A few months after YaBB’s initial release the team of contributors grew to about a dozen or so people. Our main collaboration tool was the YaBB software itself and e-mail. We did not use a version control system (who knew how to use CVS anyway). The main “repository” of source code was my hard drive, or even the FTP where the YaBB website was hosted. Some people had “commit” access i.e. had the FTP username and password and they contributed by directly uploading their changed files straight to the FTP — any changes were live immediately. Once in a while we would make a release (in the beginning about a few times a day, later less frequently).
Outsiders could contribute by submitting patches to us, or send us modified files via e-mail. But frankly, that did not happen often. The barrier to contribute was pretty high. People essentially had to be invited to join the team and get FTP access to contribute. Looking back, I think this greatly reduced the amount of outside contributions. And in case you were wondering, the project is still around — not very popular anymore, it seems — but its successor SMF seems to be doing pretty well.
Later on, as a consumer of open source software I encountered this issue from the other end. Even if a project did use a version control system, like CVS or subversion, it was mostly useful to stay up to date with developments of the project team — the people with commit access. If I made any changes myself, there was no light-weight way to contribute them back. Sure, I could make a patch and send it by e-mail, but that’s a lot of hassle. Who does that? In effect, my changes only lived on my hard drive and ultimately disappeared when cleaning stuff up, after I didn’t need them anymore.
About a year ago I started to use Git, a distributed version control system. That means that, rather than having a centralized source repository, every developer keeps his or her own repository locally. Locally, but maybe also remotely someplace, so that others can access it. For open source, a popular place to host such remote repositories is GitHub. I host a number of repositories at github myself.
So, what would you fork a project for, is that like a hostile take-over? Not really. People usually do it if they found some kind of bug, or want to add some kind of feature and publish those changes (or they want to port the whole thing to Coffeescript, lord knows why). They can do that by simply forking and pushing it to GitHub. If they want, the can send me a pull request, which is a request for me to pull in their changes into my repository, these changes can be merged into my main repository. I say main repository, but there is really no such thing.

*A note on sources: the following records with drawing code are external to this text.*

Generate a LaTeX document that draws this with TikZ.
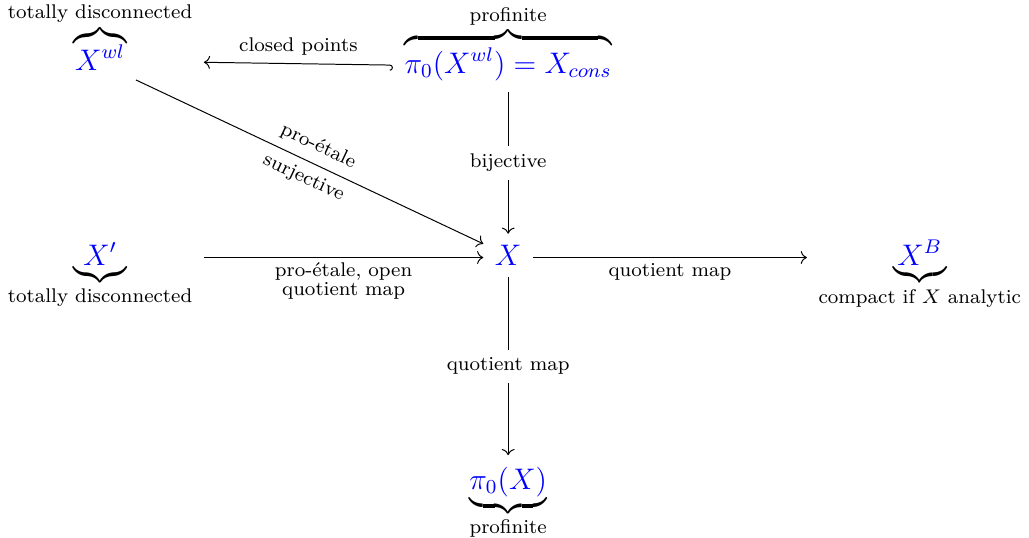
\documentclass[tikz,border=0pt]{standalone}
\usepackage{amsmath}
\usetikzlibrary{arrows.meta}

\tikzset{
  obj/.style={inner sep=4.5pt, font=\large, anchor=base},
  lab/.style={font=\footnotesize},
}
\newcommand{\bl}[1]{\textcolor{blue}{#1}}

\begin{document}
\begin{tikzpicture}[>=To]
\useasboundingbox (0,0) rectangle (14.6,7.63);
\node[obj] (wl) at (1.42,6.63) {$\overbrace{\bl{X^{wl}}}^{\text{totally disconnected}}$};
\node[obj] (cons) at (7.21,6.59) {$\overbrace{\bl{\pi_0(X^{wl}) = X_{cons}}}^{\text{profinite}}$};
\node[obj] (x) at (7.21,3.86) {$\bl{X}$};
\node[obj] (xp) at (1.42,3.86) {$\underbrace{\bl{X'}}_{\text{totally disconnected}}$};
\node[obj] (xb) at (13.05,3.86) {$\underbrace{\bl{X^B}}_{\text{compact if $X$ analytic}}$};
\node[obj] (pi) at (7.21,0.69) {$\underbrace{\bl{\pi_0(X)}}_{\text{profinite}}$};

\draw[{Hooks[right]}->] ([yshift=3.3pt]cons.base west) -- node[lab,above]{closed points} ([yshift=3.3pt]wl.base east);
\draw[->] (cons) -- node[lab,fill=white]{bijective} (x);
\draw[->,shorten <=16pt] ([yshift=3pt]wl.base) -- node[lab,above,sloped,pos=0.55]{pro-\'etale} node[lab,below,sloped,pos=0.55]{surjective} (x);
\draw[->] ([yshift=3.3pt]xp.base east) -- node[lab,below,inner sep=2pt,align=center]{pro-\'etale, open\\[-2pt]quotient map} ([yshift=3.3pt]x.base west);
\draw[->] ([yshift=3.3pt]x.base east) -- node[lab,below,inner sep=2pt]{quotient map} ([yshift=3.3pt]xb.base west);
\draw[->] (x) -- node[lab,fill=white]{quotient map} (pi);
\end{tikzpicture}
\end{document}
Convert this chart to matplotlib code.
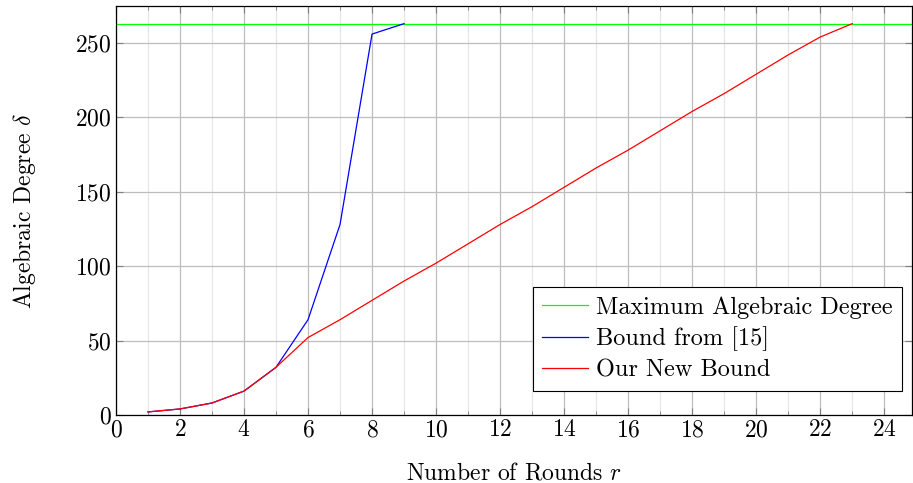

So, does that actually work? Yes, it turns out that, indeed, it does. In the case of persistence.js, people have contributed bug fixes and the
persistence.migrations.js plug-in (to handle changes in your data model) has been contributed by a “stranger”. With stranger I mean somebody who did not request to be “part of the team” (there’s not really a team), or to get commit access to anything. Just a somebody that happens to use persistence.js, and needed this plug-in. I have contributed fixes to a couple of projects started by others as well, such as nodejs-mysql-native, TouchScroll and congomongo. Doing so was a breeze.
If your open source project is still running on subversion — or lord forbid, CVS — and you feel you do not get a lot of outside contributions, Git (or Mercurial for that matter) is definitely something to consider. GitHub is a great place to host your code, but if you need more space (you only get about 300MB for all your repos together), Gitorious is excellent as well (you get virtually unlimited space there). Or use both!